Payers and providers need to examine all activities, not just medical activities, that impact the care of a population. That’s why population health analytics are so critical.

When managing population health, it’s important to have analytics to harness data to better understand outcomes and identify patterns of causality. This is especially important when evaluating relationships with patients who have complex issues, behavioral health conditions, and/or social determinants that materially impact their health. Can your analytics solution determine how your population health programs are performing and turn that analysis into action to improve care management?

Typical analytics-first tools stratify risk, identify and track cohorts, and assess results—providing information that is important, but insufficient because it doesn’t address what to do if those outcomes are not what you want. The only way to improve is to have visibility into the success of the activities you perform, not just the outcomes of those activities. The insight into those activities—at a level of detail that enables measurement—will help you figure out what actions are the most effective in making your population well.
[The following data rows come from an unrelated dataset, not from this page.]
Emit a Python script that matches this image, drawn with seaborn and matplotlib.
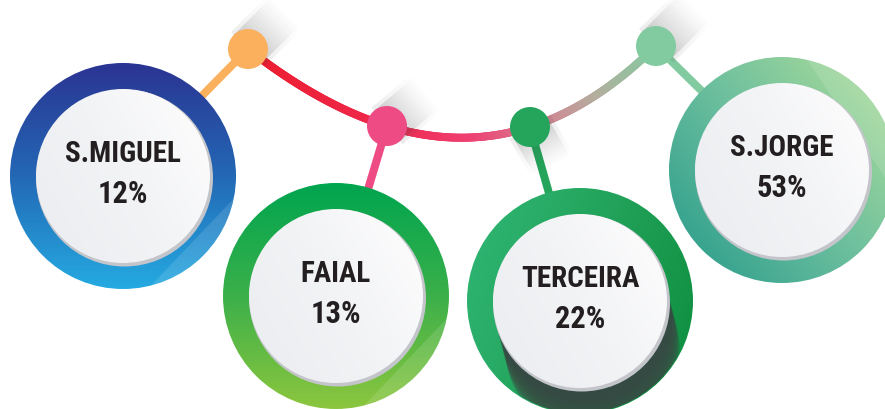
import numpy as np
import pandas as pd
import matplotlib
matplotlib.use("Agg")
import matplotlib.pyplot as plt
from matplotlib import font_manager
from matplotlib.patches import Circle
from matplotlib.collections import LineCollection
from matplotlib.colors import LinearSegmentedColormap
import seaborn as sns

# data
islands = ["S.MIGUEL", "FAIAL", "TERCEIRA", "S.JORGE"]
shares = [12, 13, 22, 53]

# layout (pixels, y down)
ring_xy = [(123, 177), (336, 297), (580, 302), (782, 171)]
node_xy = [(248, 50), (387, 127), (530, 128), (656, 47)]
shadow_dir = [(36, -36), (38, -32), (22, 38), (38, -38)]
R_OUT, R_IN, R_NODE = 113, 87, 20

ring_cols = [["#2b3492", "#2368b5", "#25aae1"],
             ["#00a54f", "#3bb04a", "#8cc63e"],
             ["#2db36f", "#22a25a", "#119243"],
             ["#39a48f", "#6cbf9e", "#9fd69b"]]
ring_ang = [90, 90, 20, -40]
node_cols = ["#fbb05e", "#ee4b84", "#24a55b", "#82cba0"]

sns.set_theme(style="white")
names = {f.name for f in font_manager.fontManager.ttflist}
fam = next((n for n in ["Liberation Sans Narrow", "Roboto Condensed", "DejaVu Sans"] if n in names), "DejaVu Sans")

fig = plt.figure(figsize=(8.85, 4.10), dpi=100)
ax = fig.add_axes([0, 0, 1, 1])
ax.set_axis_off()
PT = 0.72  # points per pixel


def grad_disk(cx, cy, r, cols, ang, z):
    n = 220
    xs = np.linspace(cx - r, cx + r, n)
    ys = np.linspace(cy - r, cy + r, n)
    X, Y = np.meshgrid(xs, ys)
    a = np.radians(ang)
    t = ((X - cx) * np.cos(a) + (Y - cy) * np.sin(a)) / (2 * r) + 0.5
    cmap = LinearSegmentedColormap.from_list("g", cols)
    im = ax.imshow(t, cmap=cmap, vmin=0, vmax=1, origin="upper",
                   extent=(cx - r, cx + r, cy + r, cy - r),
                   interpolation="bilinear", zorder=z)
    im.set_clip_path(Circle((cx, cy), r, transform=ax.transData))
    return im


# connecting curve through the nodes
nx = np.array([p[0] for p in node_xy], float)
ny = np.array([p[1] for p in node_xy], float)
coef = np.polyfit(nx, ny, 3)
xs = np.linspace(nx[0], nx[-1], 300)
ys = np.polyval(coef, xs)
pts = np.column_stack([xs, ys]).reshape(-1, 1, 2)
segs = np.concatenate([pts[:-1], pts[1:]], axis=1)
curve_cmap = LinearSegmentedColormap.from_list(
    "c", [(0, "#ec1c2e"), (0.35, "#ee2a4e"), (0.55, "#ef3f72"),
          (0.72, "#d67f90"), (0.86, "#b4ae9e"), (1, "#86c9a0")])
lc = LineCollection(segs, cmap=curve_cmap, linewidths=8 * PT, zorder=2,
                    capstyle="round")
lc.set_array(np.linspace(0, 1, len(segs)))
ax.add_collection(lc)

# connectors from node to ring
for (x0, y0), (cx, cy), c in zip(node_xy, ring_xy, node_cols):
    ax.plot([x0, cx], [y0, cy], color=c, lw=8 * PT, zorder=1,
            solid_capstyle="butt")

# rings
for i, ((cx, cy), cols) in enumerate(zip(ring_xy, ring_cols)):
    grad_disk(cx, cy, R_OUT, cols, ring_ang[i], 3)

# glare bands on rings
for i in [0, 1, 3]:
    cx, cy = ring_xy[i]
    if i == 3:
        poly = [(cx + 20, cy - R_OUT - 5), (cx + R_OUT + 5, cy - R_OUT - 5),
                (cx + R_OUT + 5, cy + 30)]
    else:
        poly = [(cx + 20, cy + R_OUT + 5), (cx + R_OUT + 5, cy + R_OUT + 5),
                (cx + R_OUT + 5, cy + 15)]
    p = plt.Polygon(poly, closed=True, color="white", alpha=0.12, zorder=3.2,
                    lw=0)
    ax.add_patch(p)
    p.set_clip_path(Circle((cx, cy), R_OUT, transform=ax.transData))

# Terceira inner shadow
cx, cy = ring_xy[2]
for t in np.linspace(0, 1, 30):
    s = Circle((cx + 13 * t, cy + 50 * t), R_IN, color="#3c4a43", alpha=0.12,
               lw=0, zorder=3.5)
    ax.add_patch(s)
    s.set_clip_path(Circle((cx, cy), R_OUT - 1, transform=ax.transData))

# inner white discs
for (cx, cy) in ring_xy:
    ax.add_patch(Circle((cx + 1.5, cy + 2), R_IN + 1.5, color="#c3c5ca",
                        lw=0, zorder=4))
    grad_disk(cx, cy, R_IN, ["#fbfbfc", "#f2f3f5", "#eceef1"], 150, 5)

# node shadows
for (x, y), (dx, dy) in zip(node_xy, shadow_dir):
    n = 16
    for k in range(n):
        t0, t1 = k / n, (k + 1) / n
        for w, a in [(2.4, 0.10), (2.0, 0.22)]:
            ax.plot([x + dx * t0, x + dx * t1], [y + dy * t0, y + dy * t1],
                    color="#444444", alpha=a * (1 - t0) ** 1.3,
                    lw=w * R_NODE * PT, solid_capstyle="butt", zorder=6)

# nodes
nodes = pd.DataFrame({"x": nx, "y": ny, "island": islands})
sns.scatterplot(data=nodes, x="x", y="y", hue="island", palette=node_cols,
                s=(2 * R_NODE * PT) ** 2, linewidth=0, legend=False, ax=ax,
                zorder=7)

# labels
for (cx, cy), name, v in zip(ring_xy, islands, shares):
    ax.text(cx, cy - 23, name, ha="center", va="center", fontsize=21,
            fontweight="bold", color="#231f20", family=fam, zorder=8)
    ax.text(cx, cy + 17, f"{v}%", ha="center", va="center", fontsize=22,
            fontweight="bold", color="#231f20", family=fam, zorder=8)

ax.set_xlim(0, 885)
ax.set_ylim(410, 0)
ax.set_aspect("auto")
fig.savefig("out.png", dpi=100, facecolor="white")
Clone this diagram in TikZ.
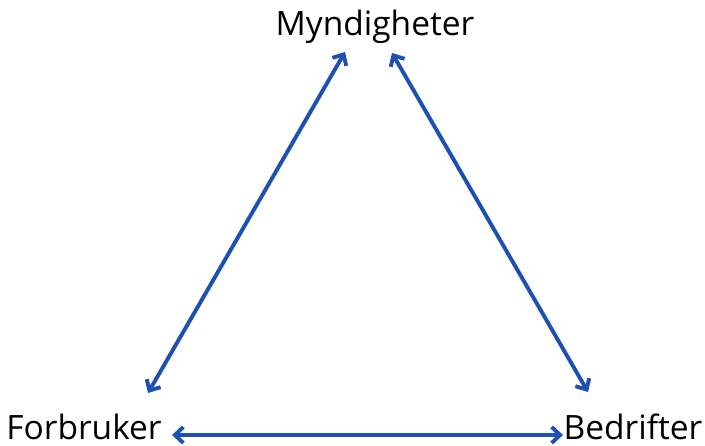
\documentclass[tikz,border=0pt]{standalone}
\usepackage{fontspec}
\setmainfont{Open Sans}
\usetikzlibrary{positioning,arrows.meta}
\definecolor{linkblue}{HTML}{1E50B4}

\begin{document}
\begin{tikzpicture}[x=1pt, y=-1pt,
    actor/.style={font=\fontsize{33.5}{40}\selectfont, inner sep=0pt, text depth=0pt, anchor=base},
    link/.style={{Straight Barb[length=8.5pt,width=16pt]}-{Straight Barb[length=8.5pt,width=16pt]}, line width=3.9pt, draw=linkblue}
]
    \useasboundingbox (0,0) rectangle (705,445);

    % Actors
    \node[actor] (myn) at (375,35) {Myndigheter};
    \node[actor] (forb) at (84,439) {Forbruker};
    \node[actor] (bedr) at (633,439) {Bedrifter};

    % Relations
    \draw[link] ([shift={(-30,17)}]myn.base) -- ([shift={(64,-46)}]forb.base);
    \draw[link] ([shift={(17,18)}]myn.base) -- ([shift={(-45,-47)}]bedr.base);
    \draw[link] ([shift={(88,-4)}]forb.base) -- ([shift={(-70,-4)}]bedr.base);
\end{tikzpicture}
\end{document}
Put another way, most outcome measures focus on clinical conditions and utilization, relying on clinical or claims data to assess what has happened and give insight to support improvement. Without knowing what those activities are and measuring them, you can’t know what permutations of those activities are the most effective.

Analysis that measures the nonmedical activities that go into delivering care can’t typically be performed based using traditional data sources such as EHRs and claims that provide information about the patient, the patient’s condition, procedures performed, and payment factors. No matter how much number crunching analytics vendors perform, they can’t work with information they don’t have.

That’s why payers and providers need to examine all activities, not just medical activities, that impact the care of a population. These activities yield a different kind of data—data that enables you to assess your work and optimize your processes outside medical treatment so that the outcomes can be the best possible.

This approach is in harmony with the analytics most organizations are doing today—that is, creating and prioritizing cohorts to focus on, and measuring the outcomes for those cohorts based on the medical activities performed. Population health analytics augment this picture by focusing on the activities that remain unanalyzed.

In the arc of value-based care realization, relying on outcomes as proxies for insight on how to improve is a self-limiting strategy. To move beyond score cards into improvement plans, your analytics need to explicitly account for the work being done.